Abellira was also a first-rate surfboard shaper, learning the craft from boardmaking guru Dick Brewer in the late ’60s and early ’70s, then going on to work for the Lightning Bolt label; Abellira and Brewer together experimented with an early version of the tri-fin design in 1970 and 1971. Mark Richards of Australia later became an international surf hero while riding Abellira-shaped boards, and it was Abellira’s stubby double-keeled fish that inspired Richards to produce in 1977 the twin-fin design that swept through the surf world in the late ’70s and early ’80s.

While Abellira was for the most part removed from the surf scene beginning in the early ’80s, over the decades he has occasionally produced thoughtful and eloquent articles for the American surf press. Abellira made headlines himself in 1993 when he disappeared for several months after being indicted on cocaine distribution charges; he was later convicted and spent several months in prison.

Abellira appeared in more than 15 surf movies, including Hot Generation(1968), Sea of Joy (1971), Going Surfin’ (1973), and Tales of the Seven Seas (1981). In the late ’70s, Abellira lent his name to a short-lived surfwear company called Reno Hawaii. He competed in the 1990 Quiksilver in Memory of Eddie Aikau big-wave contest at Waimea Bay at age 40, finishing 24th in a field of 33.
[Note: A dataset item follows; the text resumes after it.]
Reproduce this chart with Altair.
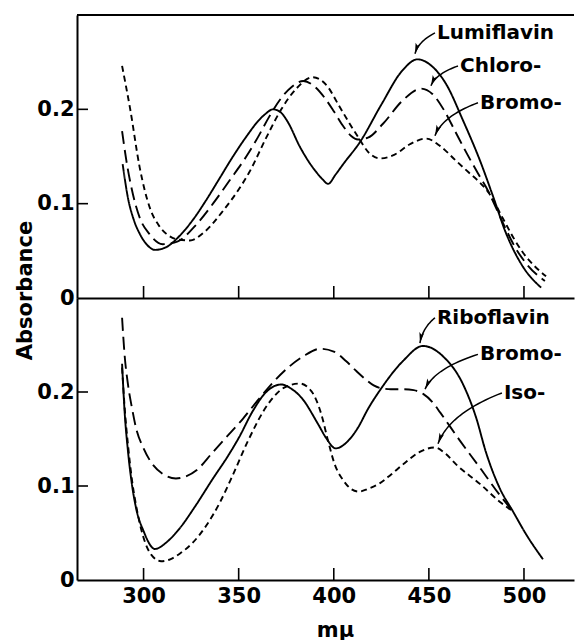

Meanwhile, BeachGrit sources say Reno and another master shaper (yeah, there are a few of ’em) got into a little pushing game in San Clemente recently and Reno may have (or may not, we weren’t there) called a very influential pal on the North Shore to ensure the other shaper could never safely visit Oahu again.

So much beautiful passion. It keeps the testosterone surging! The elixir of youth etc.